Cassini turned out to be a fierce competitor, winning almost $10,000 with his drives and donating all of it to the horse-care association that got him started in the sport. He bought harness horses and drove a few himself.

The most memorable moment of that memorable year came for me not in Cassini's skilful drives at Yonkers Raceway or Saratoga Harness or Scioto Downs in Ohio or Pompano Park in Florida or Monticello in the Catskills or at Goshen Historic, home of the sport's Hall of Fame. It occurred in the paddock at The Meadowlands, the mecca of harness racing. Cassini, dressed in fashion-plate silks of his own design - black with vivid red diamonds on the sleeves - was studying past performances, reading the totally unimpressive credentials of a dramatically named but underaccomplished nag called Destiny Reef. It was his mount for the night.

Cassini looked the program over carefully, then made a comment that only a horseman could make. "He isn't a leaver, and he isn't a finisher," he said. "I hope, at least, he's a breather." Cassini climbed on the sulky, took the lines, and guided Destiny Reef to a third-place finish, the closest the pacer had gotten to the wire in many starts.

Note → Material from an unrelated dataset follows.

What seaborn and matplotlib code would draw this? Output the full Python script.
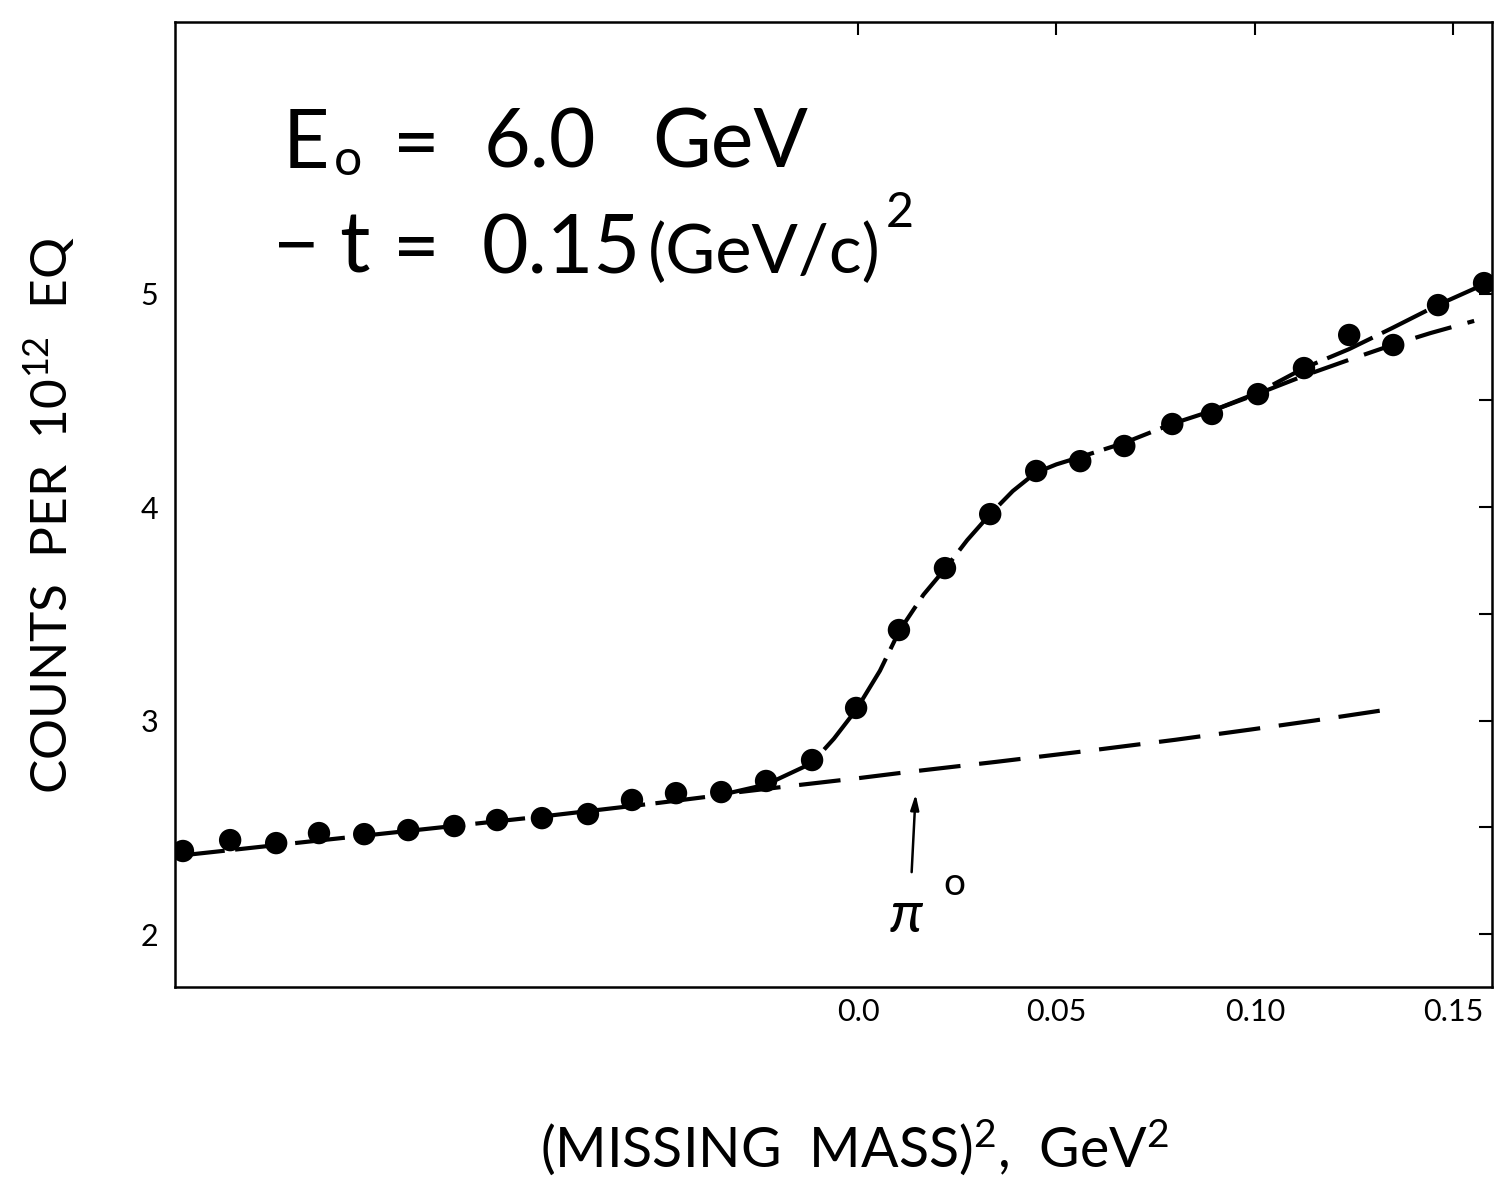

Cassini knew horses from childhood, because he and his brother Igor rode to school near Florence, Italy - where they lived with their Russian ?migr? parents - in an English buggy pulled by a gray pony. He knew polo ponies from playing the sport; Thoroughbreds from owning them; jumpers and hunters from steeplechase riding and serving as whipper-in, or a huntsman's assistant, with the Smithtown, N.Y., Hunt; and saddle horses from a lifetime on their backs. But he met harness horses because of a very pretty blonde - what else? - who knocked on the door of his spacious 48-acre estate in Oyster Bay on Long Island one spring day in 1985, without introduction, and asked if he would take in some trotters that had outlived their usefulness on the track.

Her name was Maureen Kleiman. She didn't know if Cassini knew anything about horses, but she knew he had dogs, so she figured he might like all animals. When she marched up to his front door and knocked, Cassini's dogs began barking furiously, and Cassini opened the door himself. He took one look at Maureen and invited her in.

After hearing her plea for a home for worn-out trotters and pacers, Cassini said, "Yes, of course," and Kleiman asked if he wanted references. Cassini's dogs had stopped barking and had accepted her happily the moment she entered, and Cassini told her, "My dogs are the only reference I need."

You can't forget a man who says something like that, or not treasure your memories of time spent with him. You also can't help missing him - deeply - and I do already.